17. Describe Hive components: UI, MetaStore, Process Engine, and Execution Engine.
Answer:
Hive is a data warehouse tool built on Hadoop that allows SQL like queries on big data.
Main components:
-
User Interface (UI)
It allows users to interact with Hive. Users can submit HiveQL queries through CLI, Web UI, or JDBC/ODBC connections. -
MetaStore
It stores metadata information such as table names, column details, data types, and location of data in HDFS. It acts like a catalog for Hive tables. -
Process Engine
It manages the overall query lifecycle. It takes the HiveQL query, analyzes it, creates logical and physical plans, and coordinates execution. -
Execution Engine
It executes the query by converting it into jobs that run on Hadoop using frameworks like MapReduce or Apache Spark. It processes data stored in HDFS and returns results.
Thus, these components work together to process large scale data using SQL like queries.
18. Explain HiveQL query execution process.
Answer:
HiveQL is the query language used in Hive for data analysis.
Query execution process:
-
Query submission
User submits HiveQL query through UI. -
Parsing
Driver parses the query and checks syntax correctness. -
Semantic analysis
System checks table names, columns, and metadata using MetaStore. -
Logical plan generation
Query is converted into logical execution steps. -
Optimization
Optimizer improves query plan for better performance. -
Physical plan generation
Logical plan is converted into MapReduce or Spark jobs. -
Execution
Execution Engine runs jobs on Hadoop cluster and processes data in HDFS. -
Result
Final output is returned to user or stored in HDFS.

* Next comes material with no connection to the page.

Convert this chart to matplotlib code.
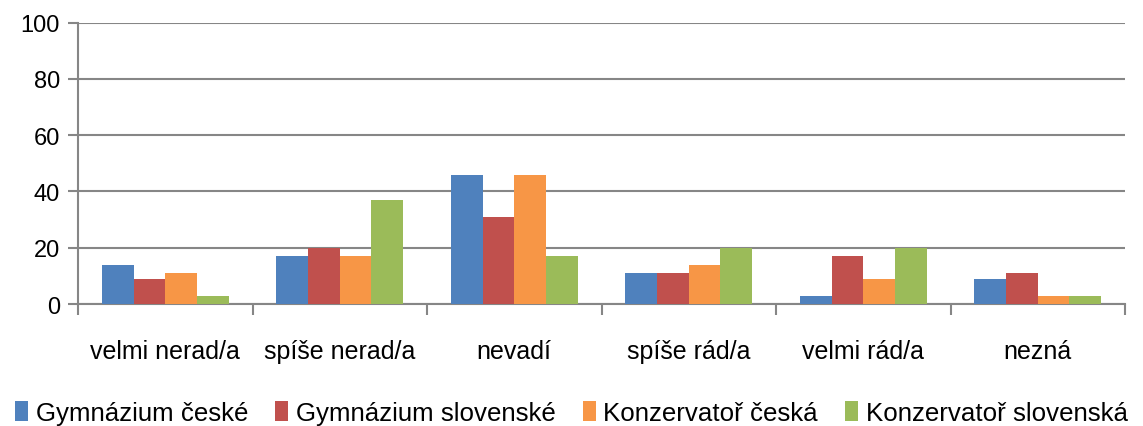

Thus, HiveQL queries are converted into distributed processing tasks to handle large datasets efficiently.
19. Discuss data types and table types in Hive.
Answer:
Hive supports different data types and table types to manage structured data on Hadoop.
Data types in Hive:
-
Primitive data types
int, bigint, float, double, boolean, string, char, varchar, date, timestamp.
These store single values like numbers, text, or dates. -
Complex data types
array – ordered list of elements.
map – key value pairs.
struct – group of different fields.
uniontype – holds one of several types.
These are used to store nested and semi structured data.
Table types in Hive:
-
Managed table
Hive manages both metadata and actual data. If table is dropped, data in HDFS is also deleted. -
External table
Hive manages only metadata. Data remains in HDFS even if table is dropped.
Thus, Hive provides flexible data types and table options for large scale data storage.
20. Explain how data is loaded into Hive tables from HDFS.
Answer:
Data is loaded into Hive tables using the LOAD command or by creating tables on existing HDFS data.
Methods:
- Using LOAD DATA command
Syntax:
LOAD DATA INPATH '/path/file.txt' INTO TABLE table_name;
This moves data from HDFS location into Hive managed table directory.
-
Using LOCAL keyword
LOAD DATA LOCAL INPATH 'file.txt' INTO TABLE table_name;
This uploads file from local system to Hive table. -
Creating external table
When creating an external table, location of HDFS data is specified. Hive reads data directly from that location without moving it.
Working process:
-
Data is stored in HDFS.
-
Hive table metadata is stored in MetaStore.
-
When query runs, Hive reads data from HDFS based on table definition.
Thus, Hive loads and accesses data from HDFS by linking table metadata with stored files.